The following footage was shot on Feb. 18 near BAE Systems’ facilities at Warton, in Lancashire, England.
The thing being moved is the full-size model of BAE’s Replica stealth fighter design, which the company developed in the 1990s before its associated program, the Future Offensive Air System, ended in 2005.
BAE used the model for radar-detection tests, mounting the non-flying airframe upside down to a pole. Replica radar tests reportedly came to a close in 1999.
But Replica lived on, even after FOAS’ cancellation. The experimental jet’s general shape helped influence the F-35 Joint Strike Fighter, an American-led stealth warplane development in which the U.K.—and BAE Systems in particular—has a big stake.
FOAS was meant to eventually replace the Royal Air Force’s Tornado strike planes. London scrapped the program and replaced it with the Deep and Persistent Offensive Capability initiative—itself cancelled in 2010 following a major military spending review.
Today the RAF is buying F-35s to supplant the Tornadoes.
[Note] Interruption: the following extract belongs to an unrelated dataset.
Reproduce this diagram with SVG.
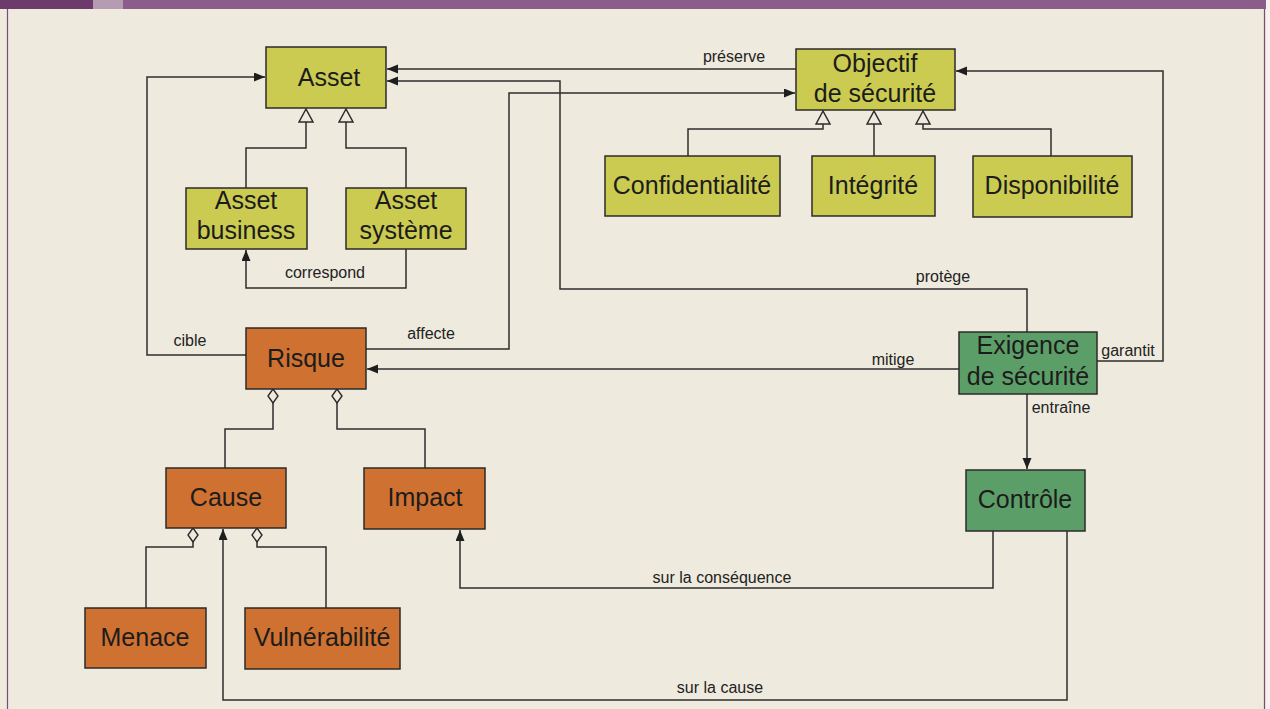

The U.K. might also purchase combat drones based on BAE’s new Taranis demonstrator. The pilotless warplane could boast intercontinental range while carrying a variety of precision-guided weapons.
Despite the programmatic tumult, Replica was far from a waste, as it informed the F-35’s design and helped keep BAE on the aerospace cutting edge.
What’s unclear is what exactly the Replica model is doing out in the open 15 years after the program ended. For sure nothing truly secret, otherwise BAE would have covered it.
Is Replica undergoing additional tests? Perhaps something related to Taranis?